What hundreds of thousands of U.S. troops, during more than eight years of war, apparently could not achieve in training Iraqi forces to defend the nation’s vast deserts and dusty towns is now being tasked to a few dozen teams of Green Berets and other special forces and stepped-up surveillance.
On Thursday, President Barack Obama ordered 300 special forces soldiers to advise joint operations in and near Baghdad, marking the first return of a U.S. fighting force since the military left Iraq in 2011 after a war that killed nearly 4,500 American troops and more than 100,000 Iraqis.
The White House is not ruling out potential airstrikes against Sunni insurgents as well, but no time soon, and is deeply reluctant to do so.
And Obama, who has little desire to return to the battleground of what he once termed as a “dumb war,” is holding fast to his pledge that American forces will not be sent into combat.
But faced with a costly and bloody U.S. investment in Iraq — combined with a growing regional threat posed by the Islamic State of Iraq and the Levant — Obama could no longer ignore the distress signals from Baghdad. The first U.S. special forces soldiers are to land in Baghdad soon, and a Navy aircraft carrier and warships arrived in the Persian Gulf in the latest front of America’s military intervention in Iraq since 1990.
“It is in our national security interests not to see an all-out civil war inside of Iraq, not just for humanitarian reasons, but because that ultimately can be destabilizing throughout the region,” Obama told reporters in announcing the restrained military help.
“But that does not foreshadow a larger commitment of troops to actually fight in Iraq,” Obama said. “That would not be effective in meeting the core interests that we have.”
Officials said the small size of the new American military footprint in Iraq fits Obama’s vision of what the U.S. can accomplish without sending in tens of thousands of conventional troops in a reprise of the war he campaigned to end.
Given the relative ease that the ISIL has defeated Iraqi troops over the past two weeks and overrun major cities in the nation’s north and west, U.S. officials said there was no expectation that the American aid will quell — or even directly face — the Sunni insurgency.
Instead, Obama said protecting the mostly Shiite capital in Baghdad was a top priority, and, initially at least, that’s where the U.S. special forces will be based. They will join about 275 U.S. troops that were deployed this week to protect the American Embassy in Baghdad, located a few blocks away from the Iraqi parliament and prime minister’s office in the heavily fortified compound known as the Green Zone.
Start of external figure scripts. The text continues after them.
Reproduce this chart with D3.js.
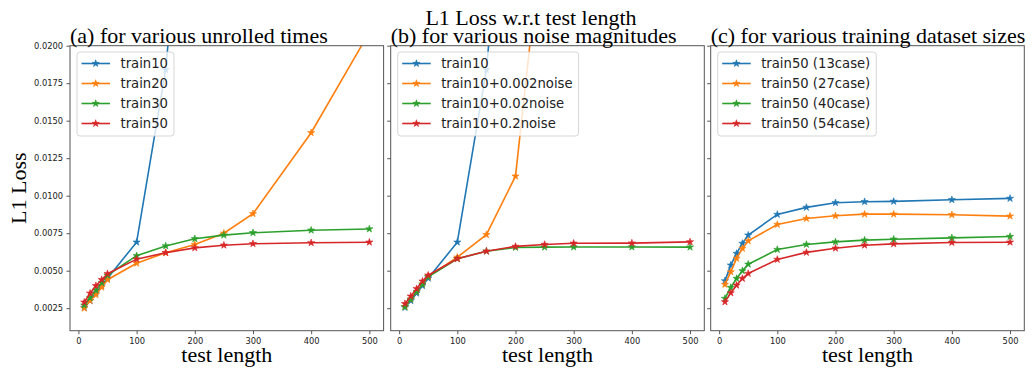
<!DOCTYPE html>
<html>
<head>
<meta charset="utf-8">
<script src="https://cdn.jsdelivr.net/npm/d3@7"></script>
<style>
  body { margin: 0; background: #fff; }
  svg { display: block; }
</style>
</head>
<body>
<div id="chart"></div>
<script>
// test lengths on the x axis
const testLength = [10, 20, 30, 40, 50, 100, 150, 200, 250, 300, 400, 500];

// (a) unrolled times
const train10 = [0.00255, 0.0030, 0.0035, 0.0040, 0.0045, 0.0069, 0.0184, 0.040];
const train20 = [0.0025, 0.0030, 0.0034, 0.0039, 0.0044, 0.0055, 0.0062, 0.00675, 0.0075, 0.0088, 0.0142, 0.0209];
const train30 = [0.0027, 0.0032, 0.0037, 0.0042, 0.0047, 0.0060, 0.00665, 0.00713, 0.00737, 0.00753, 0.0077, 0.00778];
const train50 = [0.0029, 0.0035, 0.0040, 0.0044, 0.0048, 0.00577, 0.0062, 0.00652, 0.0067, 0.0068, 0.00686, 0.0069];

// (b) noise magnitudes
const noise002 = [0.0026, 0.0031, 0.0036, 0.0041, 0.0046, 0.0059, 0.0074, 0.0113, 0.029];
const noise02 = [0.0026, 0.0031, 0.0036, 0.0041, 0.0046, 0.0058, 0.0063, 0.00655, 0.00657, 0.00658, 0.00658, 0.00657];
const noise2 = [0.0028, 0.0033, 0.0038, 0.0043, 0.0047, 0.0058, 0.0063, 0.00662, 0.00675, 0.00683, 0.00684, 0.00692];

// (c) dataset sizes
const case13 = [0.00432, 0.00537, 0.00615, 0.00682, 0.00737, 0.00875, 0.00922, 0.00953, 0.0096, 0.00962, 0.00973, 0.00982];
const case27 = [0.00408, 0.00492, 0.00582, 0.00648, 0.00699, 0.00808, 0.00848, 0.00866, 0.00877, 0.00877, 0.00873, 0.00864];
const case40 = [0.00315, 0.00388, 0.00448, 0.00499, 0.00543, 0.00641, 0.00675, 0.00692, 0.00704, 0.0071, 0.00719, 0.00728];
const case54 = [0.00292, 0.00352, 0.00403, 0.00448, 0.00481, 0.00575, 0.00622, 0.0065, 0.0067, 0.00679, 0.00688, 0.0069];

const xTicks = [0, 100, 200, 300, 400, 500];
const yTicks = [0.0025, 0.005, 0.0075, 0.01, 0.0125, 0.015, 0.0175, 0.02];
const colors = ["#1f77b4", "#ff7f0e", "#2ca02c", "#d62728"];

const panels = [
  { title: "(a) for various unrolled times", left: 70,
    names: ["train10", "train20", "train30", "train50"],
    values: [train10, train20, train30, train50] },
  { title: "(b) for various noise magnitudes", left: 390.7,
    names: ["train10", "train10+0.002noise", "train10+0.02noise", "train10+0.2noise"],
    values: [train10, noise002, noise02, noise2] },
  { title: "(c) for various training dataset sizes", left: 710.7,
    names: ["train50 (13case)", "train50 (27case)", "train50 (40case)", "train50 (54case)"],
    values: [case13, case27, case40, case54] },
];

const width = 1032, height = 368;
const pw = 313.6, plotTop = 45.7, plotBottom = 330.7;
const serif = "'Liberation Serif', 'Times New Roman', serif";
const sans = "'DejaVu Sans', sans-serif";

const svg = d3.select("#chart").append("svg")
  .attr("width", width)
  .attr("height", height);

const y = d3.scaleLinear().domain([0.001, 0.02]).range([plotBottom, plotTop]);

svg.append("text")
  .attr("x", 531).attr("y", 25)
  .attr("text-anchor", "middle")
  .style("font-family", serif).style("font-size", "22px")
  .text("L1 Loss w.r.t test length");

svg.append("text")
  .attr("transform", `translate(26,${(plotTop + plotBottom) / 2}) rotate(-90)`)
  .attr("text-anchor", "middle")
  .style("font-family", serif).style("font-size", "22px")
  .text("L1 Loss");

const star = d3.symbol().type(d3.symbolStar).size(16);

panels.forEach((p, pi) => {
  const x = d3.scaleLinear().domain([-14.5, 524.5]).range([p.left, p.left + pw]);
  const g = svg.append("g");

  g.append("clipPath").attr("id", "clip" + pi)
    .append("rect")
    .attr("x", p.left).attr("y", plotTop)
    .attr("width", pw).attr("height", plotBottom - plotTop);

  // x axis
  const xa = g.append("g")
    .attr("transform", `translate(0,${plotBottom})`)
    .call(d3.axisBottom(x).tickValues(xTicks).tickSize(3.5).tickPadding(3.5));
  // y axis
  const ya = g.append("g")
    .attr("transform", `translate(${p.left},0)`)
    .call(d3.axisLeft(y).tickValues(yTicks).tickSize(3.5).tickPadding(3.5)
      .tickFormat(pi === 0 ? d3.format(".4f") : () => ""));
  [xa, ya].forEach(a => {
    a.select(".domain").remove();
    a.selectAll("line").attr("stroke", "#444").attr("stroke-width", 0.9);
    a.selectAll("text").style("font-family", sans).style("font-size", "8.3px").attr("fill", "#222");
  });

  const plot = g.append("g").attr("clip-path", `url(#clip${pi})`);
  const line = d3.line().x((d, i) => x(testLength[i])).y(d => y(d));

  p.values.forEach((vals, si) => {
    plot.append("path")
      .attr("d", line(vals))
      .attr("fill", "none")
      .attr("stroke", colors[si])
      .attr("stroke-width", 1.6);
    plot.selectAll(null)
      .data(vals)
      .enter()
      .append("path")
      .attr("d", star)
      .attr("transform", (d, i) => `translate(${x(testLength[i])},${y(d)})`)
      .attr("fill", colors[si])
      .attr("stroke", colors[si])
      .attr("stroke-width", 0.6);
  });

  // frame
  g.append("rect")
    .attr("x", p.left).attr("y", plotTop)
    .attr("width", pw).attr("height", plotBottom - plotTop)
    .attr("fill", "none")
    .attr("stroke", "#555")
    .attr("stroke-width", 1);

  // legend
  const lg = g.append("g").attr("transform", `translate(${p.left + 7},52)`);
  const box = lg.append("rect")
    .attr("rx", 3).attr("ry", 3)
    .attr("height", 84)
    .attr("fill", "#fff").attr("fill-opacity", 0.8)
    .attr("stroke", "#ccc").attr("stroke-width", 0.8);
  let maxW = 0;
  p.names.forEach((name, si) => {
    const ry = 11.5 + si * 20;
    lg.append("line")
      .attr("x1", 4.5).attr("x2", 33).attr("y1", ry).attr("y2", ry)
      .attr("stroke", colors[si]).attr("stroke-width", 1.6);
    lg.append("path")
      .attr("d", star)
      .attr("transform", `translate(18.7,${ry})`)
      .attr("fill", colors[si]).attr("stroke", colors[si]).attr("stroke-width", 0.6);
    const t = lg.append("text")
      .attr("x", 43.5).attr("y", ry + 4.7)
      .style("font-family", sans).style("font-size", "13.2px")
      .attr("fill", "#222")
      .text(name);
    maxW = Math.max(maxW, t.node().getComputedTextLength());
  });
  box.attr("width", 43.5 + maxW + 6);

  g.append("text")
    .attr("x", p.left).attr("y", 43)
    .style("font-family", serif).style("font-size", "22px")
    .text(p.title);

  g.append("text")
    .attr("x", p.left + pw / 2).attr("y", 362)
    .attr("text-anchor", "middle")
    .style("font-family", serif).style("font-size", "22px")
    .text("test length");
});
</script>
</body>
</html>
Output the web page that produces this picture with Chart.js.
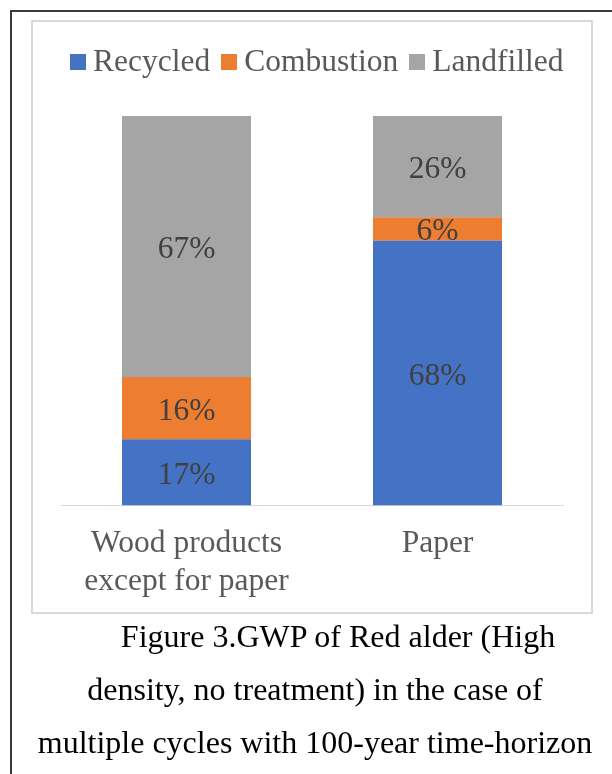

The special forces will be deployed in teams of 12 to advise Iraqi military command centers and brigade-level headquarters in and immediately around the capital. Much of their mission is to identify security gaps and assess whether more U.S. troops will be needed to help foster stability. They are not expected to fight in any battles directly.
American aircraft, both manned and piloted remotely, will conduct surveillance patrols over areas where the ISIL is most active. Military officials described an around-the-clock surveillance effort to locate the insurgency and, likely, advise Iraqi troops on how to rout them.
But with more than a half-million Iraqi security troops in the country, there’s almost no chance the small U.S. teams will have any impact on more than just a tiny fraction of them.
And even the limited assistance will likely amount to nothing if Prime Minister Nouri al-Maliki, a Shiite, refuses to take dramatic steps to calm the violence through political means — namely, sharing more power with Sunnis who increasingly are seeing the insurgency as a popular uprising against the government.
The Obama administration has demanded that al-Maliki quickly move to embrace Sunni concerns, and some U.S. officials have suggested privately that the prime minister give up his post to send the strongest possible sign that he seeks peace for Iraq above all else.
Iraqi officials say there is no indication that al-Maliki will step down, and the stalwart prime minister likely sees the new U.S. military assistance as a slap in the face that falls far short of airstrikes and other help that his government has been seeking urgently.
Already, al-Maliki’s Shiite allies in neighboring Iran have signaled they are willing to fill Iraq’s security void — a move that all but certainly would enforce crackdowns on Sunnis and further push the country into civil war.
Ken Pollack, a Mideast expert and former CIA analyst now at the Brookings Institution, said the new U.S. military assistance “is too small in number” to have much impact and raised concerns that the mostly Shiite Iraqi forces will not fully cooperate with the American troops.
But Iraq is currently dependent on the American-made weaponry and ammunition that it has gotten from the U.S. over the years — meaning Baghdad may, for now, have its hands tied if it tries to push Washington away.
And though U.S. officials are not planning to have the special forces teams call in airstrikes, they did not rule out the possibility of calling in such attacks if necessary. That will serve as a powerful incentive for al-Maliki to cooperate with Washington’s demands without the U.S. having to make any explicit promises.
“At the end of the day, the only leverage we have is that al-Maliki may want greater American support,” Pollack said. “How much does he want it?”